House Republicans are expected to release their formal counterproposal to Biden's budget plan later this spring, though House Budget Committee Chairman Jodey Arrington, R-Texas, last month previewed some cuts he is eyeing. Arrington did not single out any Pentagon funding, but he proposed eliminating what he called "woke-waste," such as $3.6 million Congress approved last year to help expand a nature trail in Georgia named after former first lady Michelle Obama.

Wicker downplayed House GOP talk of Pentagon cuts, saying there is only a "small faction that doesn't understand that the current budget is totally inadequate."

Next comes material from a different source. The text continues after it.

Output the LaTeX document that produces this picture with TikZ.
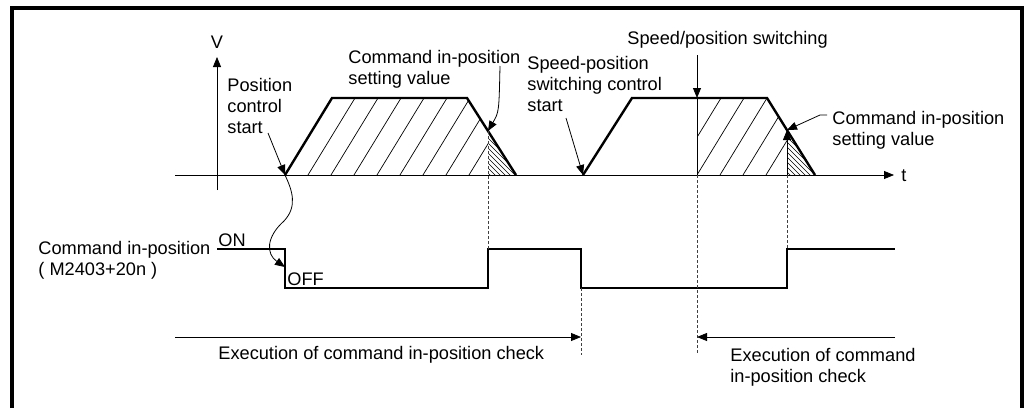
\documentclass[tikz,border=0pt]{standalone}
\usepackage{fontspec}
\setmainfont{Liberation Sans}
\usetikzlibrary{arrows.meta}

\begin{document}
\begin{tikzpicture}[x=0.5pt, y=-0.5pt, font=\fontsize{9.1}{10.5}\selectfont,
		lbl/.style={inner sep=0pt, align=left},
		arr/.style={-{Triangle[length=5pt,width=4pt]}, line width=0.4pt},
		ax/.style={line width=0.45pt},
		trap/.style={line width=1.2pt},
		sig/.style={line width=1.2pt},
		hatch/.style={line width=0.35pt},
		dsh/.style={line width=0.35pt, black!75, dash pattern=on 1.5pt off 1pt},
		frm/.style={line width=2pt}]
		\useasboundingbox (0,0) rectangle (1029,408);
		\draw[frm] (12,408) -- (12,8) -- (1022,8) -- (1022,408);
		% points of the two speed curves
		\coordinate (a1) at (285,175); \coordinate (b1) at (332,98);
		\coordinate (c1) at (467,98);  \coordinate (d1) at (516,175);
		\coordinate (e1) at (488,131);
		\coordinate (a2) at (583,175); \coordinate (b2) at (632,98);
		\coordinate (c2) at (767,98);  \coordinate (d2) at (815,175);
		\coordinate (s2) at (697,98);  \coordinate (e2) at (787,130);
		% hatching
		\begin{scope}
			\clip (a1) -- (b1) -- (c1) -- (e1) -- (488,175) -- cycle;
			\foreach \x in {285,308,...,500} \draw[hatch] (\x,175) -- ++(47,-77);
		\end{scope}
		\begin{scope}
			\clip (e1) -- (d1) -- (488,175) -- cycle;
			\foreach \x in {420,425,...,520} \draw[hatch] (\x,120) -- ++(60,60);
		\end{scope}
		\begin{scope}
			\clip (s2) -- (c2) -- (e2) -- (787,175) -- (697,175) -- cycle;
			\foreach \x in {628,651,...,800} \draw[hatch] (\x,175) -- ++(47,-77);
		\end{scope}
		\begin{scope}
			\clip (e2) -- (d2) -- (787,175) -- cycle;
			\foreach \x in {720,725,...,820} \draw[hatch] (\x,120) -- ++(60,60);
		\end{scope}
		\draw[trap] (a1) -- (b1) -- (c1) -- (d1);
		\draw[trap] (a2) -- (b2) -- (c2) -- (d2);
		\draw[ax] (s2) -- (697,175);
		% axes
		\coordinate (vbot) at (217,190); \coordinate (vtop) at (217,57);
		\coordinate (t0) at (175,175);   \coordinate (t1) at (894,175);
		\draw[arr] (vbot) -- (vtop);
		\draw[arr] (t0) -- (t1);
		\node (vlab) at (217,42) {V};
		\node[lbl, anchor=west] (tlab) at (901,176) {t};
		% labels above the axis
		\node[lbl, anchor=north west] (pcs) at (227,78) {Position\\control\\start};
		\node[lbl, anchor=north west] (cip1) at (348,50) {Command in-position\\setting value};
		\node[lbl, anchor=north west] (spcs) at (527,56) {Speed-position\\switching control\\start};
		\node[lbl, anchor=west] (sps) at (627,40) {Speed/position switching};
		\node[lbl, anchor=north west] (cip2) at (832,111) {Command in-position\\setting value};
		\coordinate (pcs0) at (268,133);
		\coordinate (cip10) at (500,66);
		\coordinate (spcs0) at (566,118);
		\coordinate (sps0) at (697,55);
		\coordinate (cip20) at (827,115);
		\draw[arr] (pcs0) -- (a1);
		\draw[arr] (cip10) .. controls (499,112) .. (e1);
		\draw[arr] (spcs0) -- (a2);
		\draw[arr] (sps0) -- (s2);
		\draw[arr] (cip20) -- (820,115) -- (e2);
		\draw[arr, {Triangle[length=5pt,width=4pt]}-] (e2) -- (787,175);
		% in-position signal
		\node[lbl, anchor=north west] (sig) at (38,241) {Command in-position\\( M2403+20n )};
		\draw[sig] (217,249) -- (285,249) -- (285,288) -- (488,288) -- (488,249)
			-- (581,249) -- (581,288) -- (787,288) -- (787,249) -- (895,249);
		\node[lbl, anchor=west] (on) at (218,240) {ON};
		\node[lbl, anchor=west] (off) at (287,279) {OFF};
		\coordinate (fall1) at (285,267);
		\draw[arr] (a1) .. controls (292,190) and (298,206) .. (284,221)
			.. controls (266,237) and (266,254) .. (fall1);
		% dashed guides
		\draw[dsh] (e1) -- (488,249);
		\draw[dsh] (697,175) -- (697,355);
		\draw[dsh] (787,175) -- (787,249);
		\draw[dsh] (581,288) -- (581,355);
		% check ranges
		\coordinate (x0) at (175,337); \coordinate (x1) at (581,337);
		\coordinate (x2) at (895,337); \coordinate (x3) at (697,337);
		\draw[arr] (x0) -- (x1);
		\draw[arr] (x2) -- (x3);
		\node[lbl, anchor=west] (chk1) at (218,355) {Execution of command in-position check};
		\node[lbl, anchor=north west] (chk2) at (730,348) {Execution of command\\in-position check};
	\end{tikzpicture}
\end{document}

Even a flat defense budget would be at odds with the position of GOP defense hawks, who have long argued for annual increases for the Pentagon of 3% to 5% above inflation.

Those defense hawks immediately slammed the Biden administration's $842 billion proposal as insufficient in the face of threats from China and Russia. House Armed Services Committee Chairman Mike Rogers, R-Ala., said in a statement that the president's request "fails to take these threats seriously." In his own statement, Rep. Ken Calvert, R-Calif., who leads the House Appropriations Committee subpanel in charge of Pentagon spending, called the proposal "not serious about the threats and challenges we face."

Senate Democrats, while less critical of Biden, are also signaling they will back another increase in Pentagon spending, as they have the last couple years. At a Senate Armed Services Committee hearing at the beginning of the week before the budget was released, Sen. Richard Blumental, D-Conn., said he was "adding an exclamation point" to GOP comments at the hearing "about the need for ample resources devoted to our national defense."

Senate Armed Services Committee Chairman Jack Reed, D-R.I., called Biden's request a "useful starting point."

"Some will inevitably say the topline is too much, while others will claim it is not enough," Reed said in a statement Thursday. "I say America's defense budget should be guided by our values, needs and national security strategy."